→ **To do**
Take the material below and retype it in full; pictures are left out.

>> Begin Data

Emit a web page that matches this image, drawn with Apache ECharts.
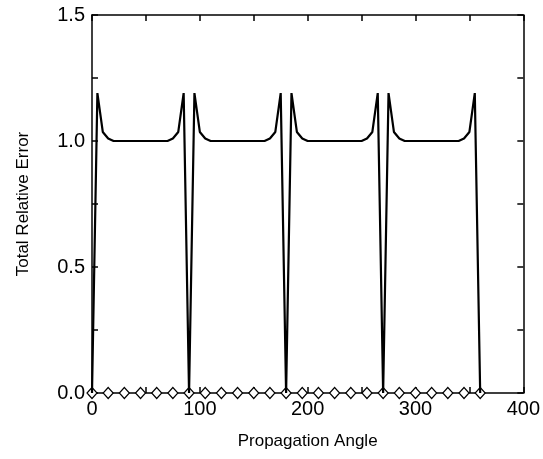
<!DOCTYPE html>
<html><head><meta charset="utf-8">
<script src="https://cdn.jsdelivr.net/npm/echarts@6/dist/echarts.min.js"></script>
<style>html,body{margin:0;padding:0;background:#fff}#c{width:543px;height:459px}</style>
</head><body><div id="c"></div>
<script>
const angles = [0,5,10,15,20,25,30,35,40,45,50,55,60,65,70,75,80,85,
  90,95,100,105,110,115,120,125,130,135,140,145,150,155,160,165,170,175,
  180,185,190,195,200,205,210,215,220,225,230,235,240,245,250,255,260,265,
  270,275,280,285,290,295,300,305,310,315,320,325,330,335,340,345,350,355,360];
const totalError = [0,1.19,1.036,1.01,1.0,1.0,1.0,1.0,1.0,1.0,1.0,1.0,1.0,1.0,1.0,1.01,1.036,1.19,
  0,1.19,1.036,1.01,1.0,1.0,1.0,1.0,1.0,1.0,1.0,1.0,1.0,1.0,1.0,1.01,1.036,1.19,
  0,1.19,1.036,1.01,1.0,1.0,1.0,1.0,1.0,1.0,1.0,1.0,1.0,1.0,1.0,1.01,1.036,1.19,
  0,1.19,1.036,1.01,1.0,1.0,1.0,1.0,1.0,1.0,1.0,1.0,1.0,1.0,1.0,1.01,1.036,1.19,0];
const markerAngles = [0,15,30,45,60,75,90,105,120,135,150,165,180,195,210,225,240,255,270,285,300,315,330,345,360];
const markerValues = [0,0,0,0,0,0,0,0,0,0,0,0,0,0,0,0,0,0,0,0,0,0,0,0,0];
const xTicks = [0,100,200,300,400];
const yTicks = [0.0,0.5,1.0,1.5];

const font = 'Liberation Sans, Arial, sans-serif';
const axLine = {show:true,onZero:false,lineStyle:{color:'#000',width:1.5}};
const tick = {show:true,inside:true,length:6,lineStyle:{color:'#000',width:1.5}};
function xAx(pos, labels){
  return {type:'value',position:pos,min:0,max:400,interval:50,
    name: labels ? 'Propagation Angle' : '', nameLocation:'middle', nameGap:40,
    nameTextStyle:{fontFamily:font,fontSize:17,color:'#000'},
    axisLine:axLine, axisTick:tick,
    axisLabel:{show:labels,fontFamily:font,fontSize:20,color:'#000',margin:6,
      formatter:v=>xTicks.includes(v)?String(v):''},
    splitLine:{show:false}};
}
function yAx(pos, labels){
  return {type:'value',position:pos,min:0,max:1.5,interval:0.25,
    name: labels ? 'Total Relative Error' : '', nameLocation:'middle', nameGap:60,
    nameTextStyle:{fontFamily:font,fontSize:17,color:'#000'},
    axisLine:axLine, axisTick:tick,
    axisLabel:{show:labels,fontFamily:font,fontSize:20,color:'#000',margin:7,
      formatter:v=>yTicks.some(t=>Math.abs(t-v)<1e-9)?v.toFixed(1):''},
    splitLine:{show:false}};
}
const chart = echarts.init(document.getElementById('c'),null,{renderer:'canvas'});
chart.setOption({
  animation:false,
  backgroundColor:'#fff',
  grid:{left:92,right:18,top:15,bottom:66,containLabel:false},
  xAxis:[xAx('bottom',true), xAx('top',false)],
  yAxis:[yAx('left',true), yAx('right',false)],
  series:[
    {type:'line',xAxisIndex:0,yAxisIndex:0,data:markerAngles.map((a,i)=>[a,markerValues[i]]),
      symbol:'diamond',symbolSize:[10,11],showSymbol:true,
      lineStyle:{width:0,color:'#000'},
      itemStyle:{color:'#fff',borderColor:'#000',borderWidth:1.2},z:2},
    {type:'line',xAxisIndex:0,yAxisIndex:0,data:angles.map((a,i)=>[a,totalError[i]]),
      symbol:'none',lineStyle:{width:2.2,color:'#000'},z:3},
    {type:'line',xAxisIndex:1,yAxisIndex:1,data:[],symbol:'none'}
  ]
});
</script></body></html>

>> End Data

→ **Expected answer**
Emit a web page that matches this image, drawn with Apache ECharts.
<!DOCTYPE html>
<html><head><meta charset="utf-8">
<script src="https://cdn.jsdelivr.net/npm/echarts@6/dist/echarts.min.js"></script>
<style>html,body{margin:0;padding:0;background:#fff}#c{width:543px;height:459px}</style>
</head><body><div id="c"></div>
<script>
const angles = [0,5,10,15,20,25,30,35,40,45,50,55,60,65,70,75,80,85,
  90,95,100,105,110,115,120,125,130,135,140,145,150,155,160,165,170,175,
  180,185,190,195,200,205,210,215,220,225,230,235,240,245,250,255,260,265,
  270,275,280,285,290,295,300,305,310,315,320,325,330,335,340,345,350,355,360];
const totalError = [0,1.19,1.036,1.01,1.0,1.0,1.0,1.0,1.0,1.0,1.0,1.0,1.0,1.0,1.0,1.01,1.036,1.19,
  0,1.19,1.036,1.01,1.0,1.0,1.0,1.0,1.0,1.0,1.0,1.0,1.0,1.0,1.0,1.01,1.036,1.19,
  0,1.19,1.036,1.01,1.0,1.0,1.0,1.0,1.0,1.0,1.0,1.0,1.0,1.0,1.0,1.01,1.036,1.19,
  0,1.19,1.036,1.01,1.0,1.0,1.0,1.0,1.0,1.0,1.0,1.0,1.0,1.0,1.0,1.01,1.036,1.19,0];
const markerAngles = [0,15,30,45,60,75,90,105,120,135,150,165,180,195,210,225,240,255,270,285,300,315,330,345,360];
const markerValues = [0,0,0,0,0,0,0,0,0,0,0,0,0,0,0,0,0,0,0,0,0,0,0,0,0];
const xTicks = [0,100,200,300,400];
const yTicks = [0.0,0.5,1.0,1.5];

const font = 'Liberation Sans, Arial, sans-serif';
const axLine = {show:true,onZero:false,lineStyle:{color:'#000',width:1.5}};
const tick = {show:true,inside:true,length:6,lineStyle:{color:'#000',width:1.5}};
function xAx(pos, labels){
  return {type:'value',position:pos,min:0,max:400,interval:50,
    name: labels ? 'Propagation Angle' : '', nameLocation:'middle', nameGap:40,
    nameTextStyle:{fontFamily:font,fontSize:17,color:'#000'},
    axisLine:axLine, axisTick:tick,
    axisLabel:{show:labels,fontFamily:font,fontSize:20,color:'#000',margin:6,
      formatter:v=>xTicks.includes(v)?String(v):''},
    splitLine:{show:false}};
}
function yAx(pos, labels){
  return {type:'value',position:pos,min:0,max:1.5,interval:0.25,
    name: labels ? 'Total Relative Error' : '', nameLocation:'middle', nameGap:60,
    nameTextStyle:{fontFamily:font,fontSize:17,color:'#000'},
    axisLine:axLine, axisTick:tick,
    axisLabel:{show:labels,fontFamily:font,fontSize:20,color:'#000',margin:7,
      formatter:v=>yTicks.some(t=>Math.abs(t-v)<1e-9)?v.toFixed(1):''},
    splitLine:{show:false}};
}
const chart = echarts.init(document.getElementById('c'),null,{renderer:'canvas'});
chart.setOption({
  animation:false,
  backgroundColor:'#fff',
  grid:{left:92,right:18,top:15,bottom:66,containLabel:false},
  xAxis:[xAx('bottom',true), xAx('top',false)],
  yAxis:[yAx('left',true), yAx('right',false)],
  series:[
    {type:'line',xAxisIndex:0,yAxisIndex:0,data:markerAngles.map((a,i)=>[a,markerValues[i]]),
      symbol:'diamond',symbolSize:[10,11],showSymbol:true,
      lineStyle:{width:0,color:'#000'},
      itemStyle:{color:'#fff',borderColor:'#000',borderWidth:1.2},z:2},
    {type:'line',xAxisIndex:0,yAxisIndex:0,data:angles.map((a,i)=>[a,totalError[i]]),
      symbol:'none',lineStyle:{width:2.2,color:'#000'},z:3},
    {type:'line',xAxisIndex:1,yAxisIndex:1,data:[],symbol:'none'}
  ]
});
</script></body></html>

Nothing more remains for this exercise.